Monday, September 15, 2025

'A Careful Reading of the Present Volume'

In a file cabinet is a stack of old pocket-size address books, most of them dating from my years as a newspaper reporter. When I would go to work for another paper, usually in a new city, I would buy a new book and start accumulating new names, addresses and telephone numbers. Now they read like collections of obituaries. Many of my former contacts, personal and professional, are dead. In one of the address books I find the contact information for the novelist Williamu Gaddis (d. 1998), whom I met and interviewed several times. Here is the home number of the late George Smith (d. 2014), mayor in the early eighties of Bellevue, Ohio, and a notably nice guy. Arousing fewer pleasant memories are the phone numbers of several former girlfriends. 

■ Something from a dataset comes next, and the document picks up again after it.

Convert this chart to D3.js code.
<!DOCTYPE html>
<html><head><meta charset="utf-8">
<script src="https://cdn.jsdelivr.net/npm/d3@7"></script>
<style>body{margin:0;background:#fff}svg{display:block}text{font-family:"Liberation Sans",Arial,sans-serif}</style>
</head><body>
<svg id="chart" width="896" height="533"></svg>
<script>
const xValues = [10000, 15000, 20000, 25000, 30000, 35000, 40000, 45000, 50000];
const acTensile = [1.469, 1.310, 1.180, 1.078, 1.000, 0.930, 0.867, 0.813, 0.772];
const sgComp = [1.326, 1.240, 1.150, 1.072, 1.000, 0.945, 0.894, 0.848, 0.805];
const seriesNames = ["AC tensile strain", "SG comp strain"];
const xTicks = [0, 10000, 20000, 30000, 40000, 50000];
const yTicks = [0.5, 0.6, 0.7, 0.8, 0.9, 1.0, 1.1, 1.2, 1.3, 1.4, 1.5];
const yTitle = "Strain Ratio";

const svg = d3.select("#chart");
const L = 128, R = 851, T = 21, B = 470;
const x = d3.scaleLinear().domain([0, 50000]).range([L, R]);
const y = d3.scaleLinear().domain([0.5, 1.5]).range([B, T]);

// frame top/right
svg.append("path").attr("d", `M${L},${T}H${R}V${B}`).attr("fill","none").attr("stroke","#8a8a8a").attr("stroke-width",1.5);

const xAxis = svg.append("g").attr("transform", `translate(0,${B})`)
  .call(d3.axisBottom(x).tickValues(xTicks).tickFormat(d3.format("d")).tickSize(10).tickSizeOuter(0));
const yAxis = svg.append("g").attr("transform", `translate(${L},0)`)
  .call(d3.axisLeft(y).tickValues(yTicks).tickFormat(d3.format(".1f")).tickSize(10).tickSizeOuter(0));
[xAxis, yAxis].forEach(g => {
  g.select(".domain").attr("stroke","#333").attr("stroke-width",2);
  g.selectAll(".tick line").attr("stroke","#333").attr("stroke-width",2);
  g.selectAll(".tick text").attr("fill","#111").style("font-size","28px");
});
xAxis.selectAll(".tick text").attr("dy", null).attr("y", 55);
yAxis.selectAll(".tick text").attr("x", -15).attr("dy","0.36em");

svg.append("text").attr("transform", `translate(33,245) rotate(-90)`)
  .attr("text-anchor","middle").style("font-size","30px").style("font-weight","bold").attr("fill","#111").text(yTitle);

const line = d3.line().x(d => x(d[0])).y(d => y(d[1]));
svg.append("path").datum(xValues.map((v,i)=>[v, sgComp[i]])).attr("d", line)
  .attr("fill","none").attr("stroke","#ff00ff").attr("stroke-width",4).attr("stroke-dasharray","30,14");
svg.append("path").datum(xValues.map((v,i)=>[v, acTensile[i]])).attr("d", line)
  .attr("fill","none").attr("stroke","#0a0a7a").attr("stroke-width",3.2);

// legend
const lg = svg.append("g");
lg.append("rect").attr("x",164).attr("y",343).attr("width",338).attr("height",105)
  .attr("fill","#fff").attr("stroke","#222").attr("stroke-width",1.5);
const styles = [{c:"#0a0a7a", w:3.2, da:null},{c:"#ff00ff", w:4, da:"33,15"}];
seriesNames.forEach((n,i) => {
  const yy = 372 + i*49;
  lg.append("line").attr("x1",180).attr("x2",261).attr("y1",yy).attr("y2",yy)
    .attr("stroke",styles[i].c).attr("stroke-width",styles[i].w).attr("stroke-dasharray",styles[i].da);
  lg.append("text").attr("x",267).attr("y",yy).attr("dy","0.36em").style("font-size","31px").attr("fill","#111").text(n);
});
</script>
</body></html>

“The plot, in spite of whatever virtues may accrue to it from the acid delineation of the characters and the vivid action pictures, is the weakest part of the work. It lacks coherence. It lacks stability.”

 

That’s how a literary critic might evaluate my moribund address books, as if they were some postmodern mutation of the novel. It’s how Robert Benchley reviewed the New York City telephone directory in “The Most Popular Book of the Month” (Of All Things, 1921). Benchley plays it straight, with hardly an exaggeration:

 

“There may be said to be two classes of people in the world; those who constantly divide the people of the world into two classes, and those who do not. Both classes are extremely unpleasant to meet socially, leaving practically no one in the world whom one cares very much to know. This feeling is made poignant, to the point of becoming an obsession, by a careful reading of the present volume.”

 

Benchley was one of the first “grownup” writers I read, in such collections as Chips Off the Old Benchley (1949). Then I preferred him to such fellow New Yorker colleagues as Thurber, Perelman and Parker. In another piece from Of All Things, “The Scientific Scenario,” Benchley purports to find movies too “low-brow.” His solution:

 

“I would suggest as a book, from which a pretty little scenario might be made, ‘The Education of Henry Adams.’ This volume has had a remarkable success during the past year among the highly educated classes. Public library records show that more people have lied about having read it than any other book in a decade. It contains five hundred pages of mental masochism, in which the author tortures himself for not getting anywhere in his brain processes. He just simply can’t seem to get any further than the evolution of an elementary Dynamic Theory of History or a dilettante dabbling with a Law of Acceleration. And he came of a bright family, too.”

Of course, Benchley himself appeared in the movies, most memorably in “The Treasurer’s Report” (1928).

Benchley was born on this day, September 15, in 1889, and died in 1945 at age fifty-six.

2 comments:

Richard Zuelch said...

As far as the years go, Benchley was an exact contemporary of Hitler (1889-1945). I think Benchley had the more successful - and less stressful - career.

Thomas Parker said...

Benchley was pretty good in I Married a Witch (Fredric March and Veronica Lake do all the heavy lifting), but my favorite of his movies is Hope and Crosby's Road to Utopia, in which he pops up in the corner of the screen now and again to clear up any confusion the viewer might be in. (He only adds to it, of course.)

As a writer, when taken in small doses and at decent intervals, he can occasionally surprise me into laughter, but I've always preferred Thurber.